AI Turns Thoughts Into Video

In a groundbreaking research paper published in the science journal Nature on May 3, a new AI tool has been developed which can translate brain signals into video.

In the pursuit of understanding how the brain controls behavior, scientists have long been studying the activity of brain cells and the actions of animals. By studying both, they’ve been hoping to gain a deeper insight into how the brain works and try to be able to predict behaviour. However, the methods previously used to do so have both limitations and haven’t yielded consistent results. In short, they needed a better way to analyze this information.

So, a team of scientists from the Swiss Federal Institute of Technology Lausanne developed a novel machine-learning algorithm called Cebra (pronounced “zebra”).

The new artificial intelligence tool was tested on rodents in order to reconstruct and predict what they saw, based on mapping their neural activity to specific frames in videos.

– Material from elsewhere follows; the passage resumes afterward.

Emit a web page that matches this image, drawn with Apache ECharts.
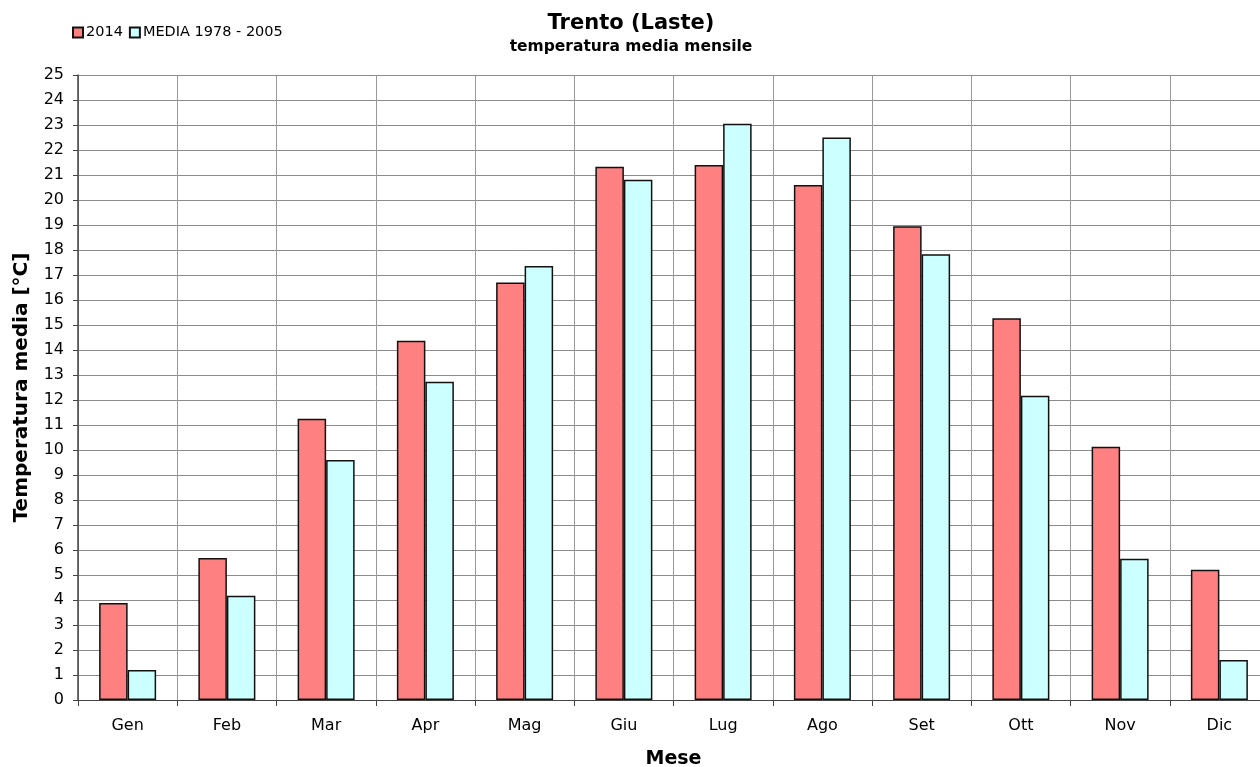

The research involved both direct and indirect measurements of the rodent’s brain activity, using electrode probes inserted into the visual cortex area of the brain, and optical probes on the genetically-modified mice that glowed green each time neurons were activated.

Cerba was able to convert this data into a movie of its own, with 95% accuracy. Leaps and bounds ahead of where this research has been in the last decade, where it was possible to decode only simple shapes, we are now at the point where it is possible to decode movies, frame by frame.

Not only was Cerba able to recreate what the mice were seeing, they were able to take a new mouse that they had never studied, and have it watch the same video and Cerba was able to predict, which frame the mouse was actually watching.

So, does this mean it’s possible to reconstruct what someone sees based on brain signals alone? Not yet, but the introduction of a new algorithm for building an artificial neural network that very accurately captures brain dynamics is a big step closer.